“When he finds us. Which will be sometime today.”
“Why not take the fight to him? Why not go now—”
“Because he will be on the defensive then. I want him to feel confident.”
She snorted. “He is always that.”
“No, my dear,” he said as his lips neared hers. “I think he’s always been afraid of you, and rightly so.” He paused as he looked at her. “You said he had many women. Did any give him a child? If so, I need to know—”
“No.” She shrugged. “He is unable to father children.”
“That’s a lucky break,” he said. “How do you know that’s true?”
Did she dare confess her mother’s crimes? Most men would surely consider it such. She shrugged. “Some secrets are passed down among healers. Such as where to cut a man such that he canna father children.”
He jolted. “What?”
She smiled. “A man—if he were very drunk—might not even feel it. And if the right woman were to help him to bed, undress him because of his stink, then she might accidentally slip with a knife. Indeed, he might never even know, especially if he were already unconscious.”
“The devil you say!”
She shrugged. “It is something witches know. At least so my mother told me.”
He pursed his lips and nodded slowly. “I begin to admire her more and more.”
“I think she would have liked you.”
“Because I will not fault her for being ruthless?”
“Because you are a canny one and you fight for me.”
He grinned. “Always,” he said. And then she lost herself in his kiss, his arms, and the sweet tangle that…
Was interrupted by Lizzy, who wasn’t at all as quiet as she thought.
Reuben pulled back and winked at the girl. “You’re up early,” he said.
She shrugged, her attention fixed on Iseabail. “I thought Hamish married you. Or he married yer necklace. It seemed verra strange.”
“That it is,” Iseabail agreed. “And not done right.”

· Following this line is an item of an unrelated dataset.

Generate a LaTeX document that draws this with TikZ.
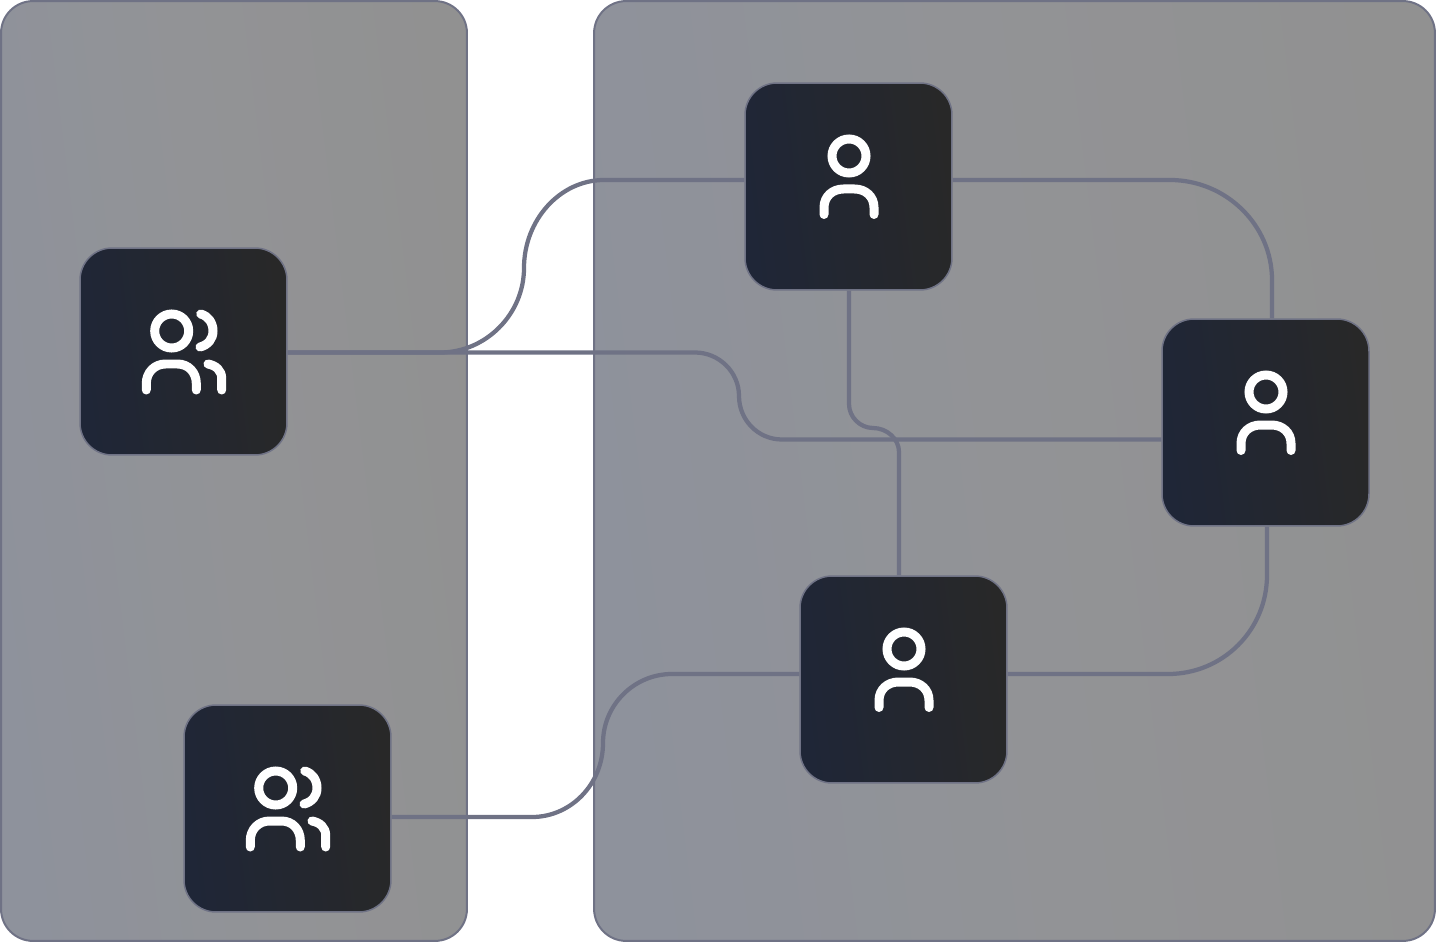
\documentclass[tikz,border=0pt]{standalone}
\usepackage{tikz}
\usetikzlibrary{calc}
\definecolor{panel-left}{HTML}{8E929C}
\definecolor{panel-mid}{HTML}{929396}
\definecolor{panel-right}{HTML}{919191}
\definecolor{box-left}{HTML}{1F2637}
\definecolor{box-right}{HTML}{282828}
\definecolor{wire-gray}{HTML}{6F7285}

\tikzset{
	panel/.style={draw=wire-gray,line width=0.04cm,rounded corners=0.64cm,left color=panel-left,right color=panel-right,middle color=panel-mid,shading angle=97,inner sep=0},
	userbox/.style={draw=wire-gray,line width=0.03cm,rounded corners=0.64cm,left color=box-left,right color=box-right,shading angle=97,minimum size=4.14cm,inner sep=0},
	wire/.style={draw=wire-gray,line width=0.085cm},
	glyph/.style={draw=white,line width=0.18cm,line cap=round},
	pics/personicon/.style={code={
		\draw [glyph] (0.5,-30.5) circle (17);
		\draw [glyph] (-24.5,28) -- (-24.5,21) .. controls (-24.5,10) and (-16,2.5) .. (-5,2.5) -- (6,2.5) .. controls (17,2.5) and (25.5,10) .. (25.5,21) -- (25.5,28);
	}},
	pics/groupicon/.style={code={
		\draw [glyph] (-11.8,-20.5) circle (17);
		\draw [glyph] (-37.2,38.5) -- (-37.2,32) .. controls (-37.2,21) and (-29,12.5) .. (-18,12.5) -- (-6,12.5) .. controls (5,12.5) and (12.8,21) .. (12.8,32) -- (12.8,38.5);
		\draw [glyph] (17.2,-37.5) .. controls (24.5,-35.5) and (29.5,-29) .. (29.5,-20.5) .. controls (29.5,-12.5) and (24.5,-6.5) .. (16.5,-4.5);
		\draw [glyph] (24.5,12.5) .. controls (32.5,14) and (38.2,19) .. (38.2,27) -- (38.2,38.5);
	}},
}

\begin{document}
\begin{tikzpicture}[x=0.02cm,y=-0.02cm]

	\useasboundingbox (0,0) rectangle (1436,942);

	%--- PANELS -----------------------------

	\node [panel,minimum width=9.32cm,minimum height=18.8cm] (panelL) at (234,471) {};
	\node [panel,minimum width=16.82cm,minimum height=18.8cm] (panelR) at (1014.5,471) {};

	%--- USER BOXES -------------------------

	\node [userbox] (groupA) at (183.5,351.5) {};
	\node [userbox] (groupB) at (287.5,808.5) {};
	\node [userbox] (userC) at (848.5,186.5) {};
	\node [userbox] (userD) at (1265.5,422.5) {};
	\node [userbox] (userE) at (903.5,679.5) {};

	%--- WIRES ------------------------------

	% group A to user C
	\draw [wire] ($(groupA.east)+(0,1)$) -- (440,352.5) .. controls (486,352.5) and (524,314) .. (524,268)
		.. controls (524,220) and (560,180) .. (604,180) -- ($(userC.west)+(0,-6.5)$);

	% group A to user D
	\draw [wire] ($(groupA.east)+(0,1)$) -- (695,352.5) .. controls (719,352.5) and (739,372) .. (739,396)
		.. controls (739,420) and (758,439.5) .. (782,439.5) -- ($(userD.west)+(0,17)$);

	% user C to user E
	\draw [wire] ($(userC.south)+(0.5,0)$) -- (849,404) .. controls (849,417) and (860,428) .. (873,428)
		.. controls (887,428) and (899,439) .. (899,452) -- ($(userE.north)+(-4.5,0)$);

	% user C to user D
	\draw [wire] ($(userC.east)+(0,-6.5)$) -- (1170,180) .. controls (1226,180) and (1272,225) .. (1272,280)
		-- ($(userD.north)+(6.5,0)$);

	% user D to user E
	\draw [wire] ($(userD.south)+(1.5,0)$) -- (1267,575) .. controls (1267,630) and (1223,674) .. (1168,674)
		-- ($(userE.east)+(0,-5.5)$);

	% user E to group B
	\draw [wire] ($(userE.west)+(0,-5.5)$) -- (672,674) .. controls (634,674) and (603,705) .. (603,743)
		.. controls (603,784) and (571,817) .. (532,817) -- ($(groupB.east)+(0,8.5)$);

	%--- ICONS ------------------------------

	\pic at (groupA) {groupicon};
	\pic at (groupB) {groupicon};
	\pic at (userC) {personicon};
	\pic at (userD) {personicon};
	\pic at (userE) {personicon};

\end{tikzpicture}
\end{document}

The girl nodded, her gaze going to Reuben. She didn’t ask, but her gaze was very direct. So Iseabail did the introductions and was pleased to see the girl take it in stride. She curtsied, as was appropriate, then turned back to Iseabail.
“Mama says to come now.”
“Aye. Thank ye.”
The girl nodded, then with one last look at the pair of them, she dashed away. “That girl is always running everywhere,” she murmured. And she set her hand on her belly, wondering if her own child would be like that.
He must have seen her gesture. He must have been thinking along the same lines as her because he caught her hand and kissed it. And then he bent down and pressed another to her belly.
She set her hand on his head and let her fingers slide through his curls. Whatever the day brought, this moment now was good. Pure and full of love, and so she gathered that feeling inside herself and used it to strengthen her determination to find a solution. Even if it meant murder.
There was time for one last kiss, one final caress, and then she turned to face the day. She thought she would be lost in a mass of anxiety. She had feared her uncle for so long that the idea of confronting him today seemed immense. Instead, she had no time to think. Talia’s kitchen was filled with the old and the sick, and she spent a great deal of time tending to them. Reuben, on the other hand, stayed with Fergus near the sheep, speaking in low voices to all who came by.
And by the looks of things, every soul in the clan stopped by to speak. Some came out of curiosity and with nothing good to say about a Sassenach. But more came to seek her skills and for the first time in her life, she drew a line.
Any who spoke ill of her husband could find another place for their healing balms and possets. To her shock, she heard no more ill talk about the English. She was sure they whispered it, but in front of her, they remained respectful. And when they still needed to curse at something, they cursed her uncle’s woman Orlaith for destroying her stillroom and all the medicines contained there.